TO BE DONE: Images are not part of the copy; transcribe all the data exactly.

RAW DATA:
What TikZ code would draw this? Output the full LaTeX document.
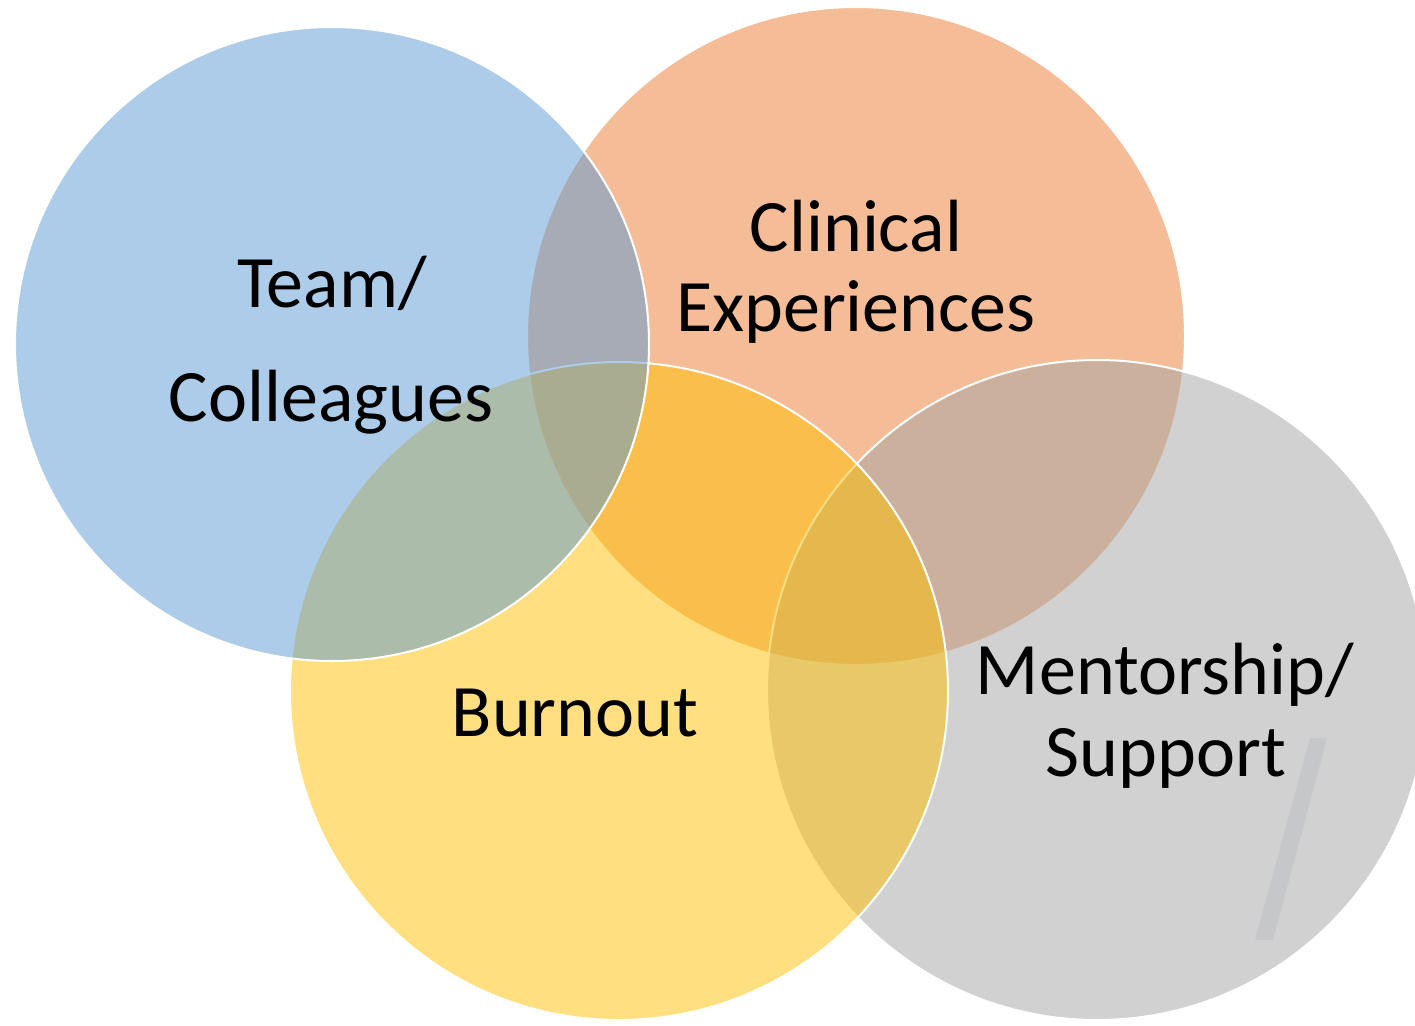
\documentclass[tikz,border=0pt]{standalone}
\usepackage{fontspec}
\setmainfont{Carlito}
\definecolor{cblue}{HTML}{5B9BD5}
\definecolor{corange}{HTML}{ED7D31}
\definecolor{cgold}{HTML}{FFC000}
\definecolor{cgray}{HTML}{A5A5A5}
\definecolor{slashgray}{HTML}{C6C7C9}
\begin{document}
\begin{tikzpicture}[x=1pt,y=-1pt,
  venn/.style={draw=white,line width=2pt,fill opacity=0.5},
  lbl/.style={anchor=base,inner sep=0pt,font=\fontsize{74}{80}\selectfont,text=black}]
\useasboundingbox (0,0) rectangle (1415,1025);
\clip (0,0) rectangle (1415,1025);
\fill[white] (0,0) rectangle (1415,1025);
\path[venn,fill=corange] (856,336) circle[radius=329pt];
\path[venn,fill=cgray] (1097,690) circle[radius=330pt];
\path[venn,fill=cgold] (619,691) circle[radius=329pt];
\path[venn,fill=cblue] (332,344) circle[radius=317pt];
\fill[slashgray] (1310,738) -- (1327,738) -- (1273,940) -- (1255,940) -- cycle;
\node[lbl] (team) at (332,307) {Team/};
\node[lbl] (coll) at (331,421) {Colleagues};
\node[lbl] (clin) at (856,251) {Clinical};
\node[lbl] (expe) at (856,331) {Experiences};
\node[lbl] (burn) at (575,736) {Burnout};
\node[lbl] (ment) at (1165,694) {Mentorship/};
\node[lbl] (supp) at (1166,776) {Support};
\end{tikzpicture}
\end{document}
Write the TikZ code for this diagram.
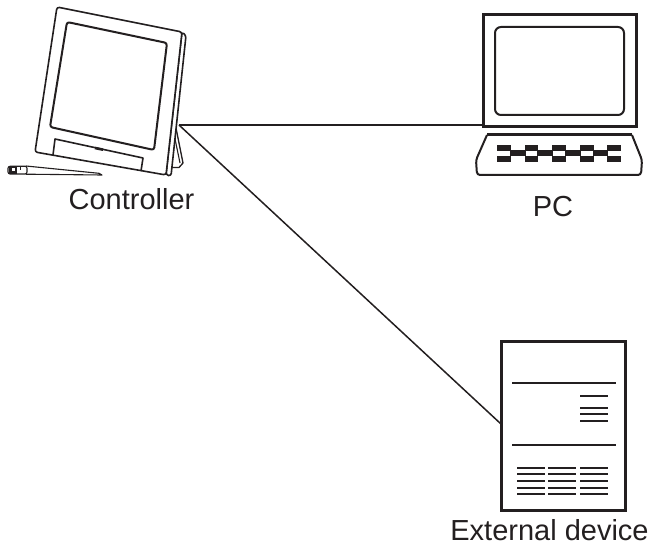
\documentclass[tikz,border=0pt]{standalone}
\usepackage{fontspec}
\setmainfont{Liberation Sans}
\begin{document}
\definecolor{ink}{RGB}{35,31,32}
\begin{tikzpicture}[x=1pt,y=-1pt,
  every path/.style={draw=ink},
  outline/.style={line width=1.6pt,line join=round,rounded corners=2.5pt},
  heavy/.style={line width=3pt},
  rule/.style={line width=2pt},
  cable/.style={line width=1.5pt},
  devicebox/.style={draw=ink,heavy,inner sep=0pt,outer sep=0pt},
  caption/.style={anchor=base,text=ink,font=\fontsize{29}{34}\selectfont,inner sep=0pt}]
\path[use as bounding box,draw=none] (0,0) rectangle (651,545);

% ---------- controller (tablet on its stand) ----------
% stand leg behind the tablet
\draw[line width=1.3pt,line join=round] (176,128) -- (183,163) -- (179,167.5) -- (170,167.5);
\draw[line width=1.1pt] (174,134) -- (180,163);
% side edge of the tablet
\draw[outline,fill=white] (182,32) -- (186,35.5) -- (171,176) -- (166,175) -- cycle;
% front frame
\draw[outline,fill=white] (57,7) -- (182,32) -- (166,175) -- (35,152) -- cycle;
% screen
\draw[outline,line width=2pt] (67,22) -- (167,43) -- (154,150) -- (50,127) -- cycle;
% stylus slot
\draw[line width=1.6pt,line join=round] (53,155) -- (55,139) -- (143,158) -- (141,171);
\draw[line width=2.6pt] (95,148) -- (103,149.7);
% stylus
\draw[line width=1.1pt,fill=white,line join=round] (26,166) -- (99,173.3) -- (102,175) -- (26,174.2) -- cycle;
\draw[line width=1.1pt,fill=white,rounded corners=2pt] (8,166.3) rectangle (27,174);
\fill[ink] (9,167) rectangle (16,173.3);
\fill[white] (12,168.5) rectangle (14,170.5);
\draw[line width=1pt] (20,167.5) -- (20,170);
\coordinate (ctrl) at (179,125);
\node[caption] (ctrllabel) at (131.5,210) {Controller};

% ---------- PC ----------
\node[devicebox,minimum width=153pt,minimum height=112pt] (pc) at (559.5,71) {};
\draw[rule,rounded corners=6pt] (495,27) rectangle (624,115);
\draw[rule,line join=round,rounded corners=3pt] (487,135) -- (476,160) -- (477,175) -- (641,175) -- (642,160) -- (632,135);
\draw[heavy] (487,135) -- (632,135);
% keys
\foreach \a/\b in {496.7/510,525/536.7,551.7/565,580/593.3,606.7/620}{
  \fill[ink] (\a,145) rectangle (\b,150);
  \fill[ink] (\a,156) rectangle (\b,161);
}
\foreach \a/\b in {510/525,536.7/551.7,565/580,593.3/606.7}{
  \fill[ink] (\a,150.5) rectangle (\b,155.5);
}
\node[caption] (pclabel) at (553,217) {PC};

% ---------- external device ----------
\node[devicebox,minimum width=124pt,minimum height=168pt] (ext) at (563,426) {};
\draw[rule] (512,383.3) -- (616,383.3);
\foreach \y in {396,407.7,414.3,421}{ \draw[rule] (580,\y) -- (608,\y); }
\draw[rule] (512,445) -- (616,445);
\foreach \y in {467.7,474.3,481,487.7,494.3}{
  \foreach \a/\b in {517/545,548/576,580/608}{ \draw[rule] (\a,\y) -- (\b,\y); }
}
\node[caption] (extlabel) at (549.5,540) {External device};

% ---------- cables ----------
\draw[cable] (ctrl) -- ([yshift=2pt]pc.south west);
\draw[cable] (ctrl) -- ([yshift=2pt]ext.west);
\end{tikzpicture}
\end{document}
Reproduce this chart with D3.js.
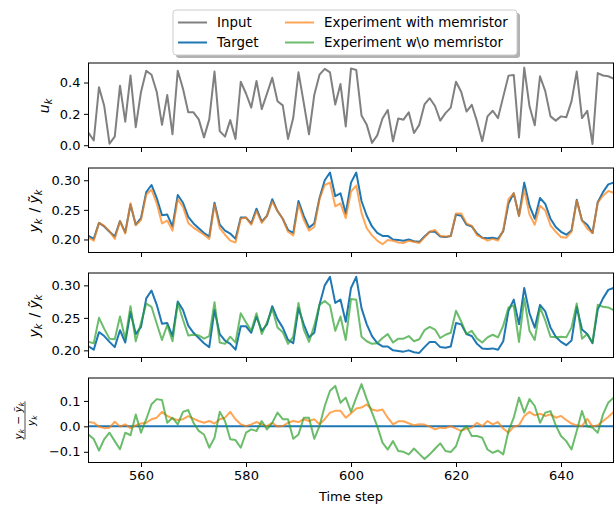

COMPLETE OUTPUT:
What TikZ code would draw this? Output the full LaTeX document.
\documentclass[tikz,border=0pt]{standalone}
\usepackage{fontspec}
\setmainfont{Carlito}
\definecolor{cblue}{HTML}{5B9BD5}
\definecolor{corange}{HTML}{ED7D31}
\definecolor{cgold}{HTML}{FFC000}
\definecolor{cgray}{HTML}{A5A5A5}
\definecolor{slashgray}{HTML}{C6C7C9}
\begin{document}
\begin{tikzpicture}[x=1pt,y=-1pt,
  venn/.style={draw=white,line width=2pt,fill opacity=0.5},
  lbl/.style={anchor=base,inner sep=0pt,font=\fontsize{74}{80}\selectfont,text=black}]
\useasboundingbox (0,0) rectangle (1415,1025);
\clip (0,0) rectangle (1415,1025);
\fill[white] (0,0) rectangle (1415,1025);
\path[venn,fill=corange] (856,336) circle[radius=329pt];
\path[venn,fill=cgray] (1097,690) circle[radius=330pt];
\path[venn,fill=cgold] (619,691) circle[radius=329pt];
\path[venn,fill=cblue] (332,344) circle[radius=317pt];
\fill[slashgray] (1310,738) -- (1327,738) -- (1273,940) -- (1255,940) -- cycle;
\node[lbl] (team) at (332,307) {Team/};
\node[lbl] (coll) at (331,421) {Colleagues};
\node[lbl] (clin) at (856,251) {Clinical};
\node[lbl] (expe) at (856,331) {Experiences};
\node[lbl] (burn) at (575,736) {Burnout};
\node[lbl] (ment) at (1165,694) {Mentorship/};
\node[lbl] (supp) at (1166,776) {Support};
\end{tikzpicture}
\end{document}
Write the TikZ code for this diagram.
\documentclass[tikz,border=0pt]{standalone}
\usepackage{fontspec}
\setmainfont{Liberation Sans}
\begin{document}
\definecolor{ink}{RGB}{35,31,32}
\begin{tikzpicture}[x=1pt,y=-1pt,
  every path/.style={draw=ink},
  outline/.style={line width=1.6pt,line join=round,rounded corners=2.5pt},
  heavy/.style={line width=3pt},
  rule/.style={line width=2pt},
  cable/.style={line width=1.5pt},
  devicebox/.style={draw=ink,heavy,inner sep=0pt,outer sep=0pt},
  caption/.style={anchor=base,text=ink,font=\fontsize{29}{34}\selectfont,inner sep=0pt}]
\path[use as bounding box,draw=none] (0,0) rectangle (651,545);

% ---------- controller (tablet on its stand) ----------
% stand leg behind the tablet
\draw[line width=1.3pt,line join=round] (176,128) -- (183,163) -- (179,167.5) -- (170,167.5);
\draw[line width=1.1pt] (174,134) -- (180,163);
% side edge of the tablet
\draw[outline,fill=white] (182,32) -- (186,35.5) -- (171,176) -- (166,175) -- cycle;
% front frame
\draw[outline,fill=white] (57,7) -- (182,32) -- (166,175) -- (35,152) -- cycle;
% screen
\draw[outline,line width=2pt] (67,22) -- (167,43) -- (154,150) -- (50,127) -- cycle;
% stylus slot
\draw[line width=1.6pt,line join=round] (53,155) -- (55,139) -- (143,158) -- (141,171);
\draw[line width=2.6pt] (95,148) -- (103,149.7);
% stylus
\draw[line width=1.1pt,fill=white,line join=round] (26,166) -- (99,173.3) -- (102,175) -- (26,174.2) -- cycle;
\draw[line width=1.1pt,fill=white,rounded corners=2pt] (8,166.3) rectangle (27,174);
\fill[ink] (9,167) rectangle (16,173.3);
\fill[white] (12,168.5) rectangle (14,170.5);
\draw[line width=1pt] (20,167.5) -- (20,170);
\coordinate (ctrl) at (179,125);
\node[caption] (ctrllabel) at (131.5,210) {Controller};

% ---------- PC ----------
\node[devicebox,minimum width=153pt,minimum height=112pt] (pc) at (559.5,71) {};
\draw[rule,rounded corners=6pt] (495,27) rectangle (624,115);
\draw[rule,line join=round,rounded corners=3pt] (487,135) -- (476,160) -- (477,175) -- (641,175) -- (642,160) -- (632,135);
\draw[heavy] (487,135) -- (632,135);
% keys
\foreach \a/\b in {496.7/510,525/536.7,551.7/565,580/593.3,606.7/620}{
  \fill[ink] (\a,145) rectangle (\b,150);
  \fill[ink] (\a,156) rectangle (\b,161);
}
\foreach \a/\b in {510/525,536.7/551.7,565/580,593.3/606.7}{
  \fill[ink] (\a,150.5) rectangle (\b,155.5);
}
\node[caption] (pclabel) at (553,217) {PC};

% ---------- external device ----------
\node[devicebox,minimum width=124pt,minimum height=168pt] (ext) at (563,426) {};
\draw[rule] (512,383.3) -- (616,383.3);
\foreach \y in {396,407.7,414.3,421}{ \draw[rule] (580,\y) -- (608,\y); }
\draw[rule] (512,445) -- (616,445);
\foreach \y in {467.7,474.3,481,487.7,494.3}{
  \foreach \a/\b in {517/545,548/576,580/608}{ \draw[rule] (\a,\y) -- (\b,\y); }
}
\node[caption] (extlabel) at (549.5,540) {External device};

% ---------- cables ----------
\draw[cable] (ctrl) -- ([yshift=2pt]pc.south west);
\draw[cable] (ctrl) -- ([yshift=2pt]ext.west);
\end{tikzpicture}
\end{document}
Reproduce this chart with D3.js.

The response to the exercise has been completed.